In the streamer and viewer logs you can find a breakdown of latency for the things we can measure in software.

Streamer:

[TIMING] capture: 17.8ms | encode: 23.8ms | package: 2.9ms | total: 44.5ms

Viewer:

[TIMING] receive: 1.7ms | decode: 8.8ms | buffer: 8.1ms (0.3-14.4) | total: 18.6ms

We can now compare that against the latency we read from the screenshot and calculate unaccounted latency:

measured - network - streamer - viewer = unaccounted
129 - 4 - 44.5 - 18.6 = 61.9ms

Our unaccounted latency is 61.9ms. This has to be latency from things we can not measure in software:

Pre-capture (streamer side):

  • Display input lag (the monitor being filmed, e.g., ~10-15ms for typical monitors)
  • Camera sensor exposure time (varies with lighting)
  • Camera sensor readout time
  • libcamerasrc ISP processing and buffering

Post-decode (viewer side):

  • Pygame rendering and blit to screen
  • GPU compositing
  • Display/monitor input lag

Note: The display being filmed by the camera adds its own input lag to the measurement. This is unavoidable when using a camera-based glass-to-glass test. In the real-world use case, this display latency wouldn't exist since you're filming the real world, not a monitor.

Real world latency tests

As you can see from above, latency has a LOT of variables, when testing, we want to reduce as many variables as possible, to do so we will run all the tests at the same settings:

  • 1.8Mbit target
  • 30FPS
  • I-Frame interval: 15
  • High Profile
  • No HDR, no wide FOV
  • No automatic I-Frame adjustments
  • Control channel enabled
  • Viewer: 60 FPS loop
  • Viewer: Clock enabled, debug widget enabled
  • RPi Cam v3

NOTE: if anything deviates from this defaults, it is mentioned so in the following tests.

Ethernet

In this test we use an USB-C Ethernet adapter to exclude as much network latency as possible. We use the above described method to measure latency, we will pick min and max latency measurements from the recording and calculate the average.

GST min max avg
60 FPS 120ms 162ms 141ms
Uncapped 115ms 125ms 120ms

WiFi

A good WiFi should basically be on par with Ethernet - at least for our use case

GST min max avg
60 FPS 128ms 161ms 144ms
Uncapped 114ms 147ms 130ms

4G/LTE

Now this will depend on provider, location, band and reception. This is measured in a city with very dense coverage.

GST min max avg
60 FPS 164ms 199ms 181ms
Uncapped 139ms 165ms 152ms

NOTE: This is a great example of fluctuations. Uncapped should improve by max 15ms, but in this case we could also see lower latency in general while doing the uncapped test.

Pushing latency

NOTE: When testing settings on the streamer and watching the logs, it is important to compare a consistent image, for this it makes sense to put something over the camera to have a black image. This obviously simulates a "best case" for the pipeline since the image is not changing at all, a "worst case" for the camera since it needs the longest exposure time, but also allows for easy comparisons.
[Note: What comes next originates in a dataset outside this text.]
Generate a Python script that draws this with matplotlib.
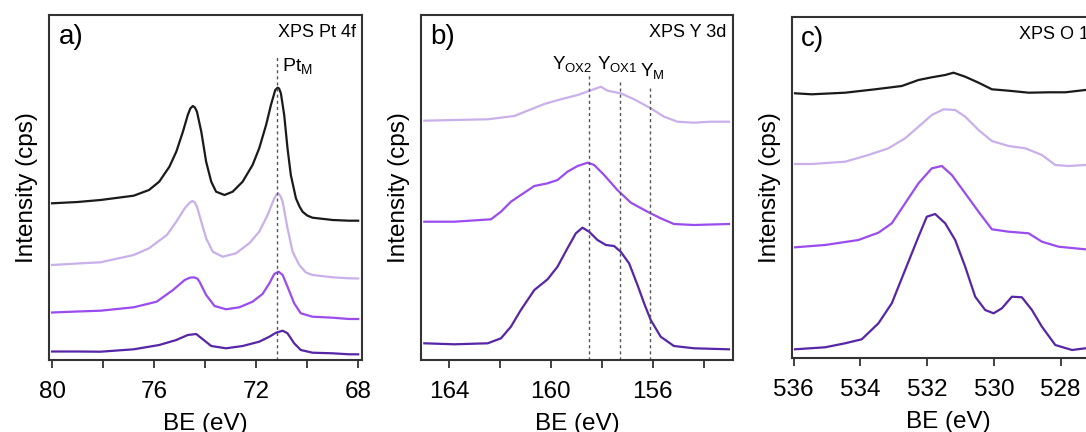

Force wide FOV / HDR enable

Using either of thos options will increase the FOV significantly, but will also increase the time consumed to fetch the image from the camera - this option adds 15ms - 20ms of latency.

Change encoder profile

Changing the encoder profile from "High" to "Constrained Baseline" saves about 5ms during the encoding step.

Overclocking streamer

To decrease latency more, you can overclock the GPU frequency to 450MHz instead of the default 400MHz, this will give you an additional improvement of around 15ms. But keep an eye on the thermals. In order to overclock the GPU add the following line to /boot/firmware/config.txt:

gpu_freq=450

NOTE: When overclocking you will need some additional cooling, either a heatsink or a small fan, otherwise the RPi will overheat and start thermal throttling, resulting in jitter from the camera and ultimately, lots of dropped frames.

Uncapping viewer

You can let the viewer run in uncapped mode - setting "Main Loop FPS" to 0, this will increase the loop to whatever the system can handle, resulting in frames being displayed significantly quicker if they are available. This can improve latency by about 10ms.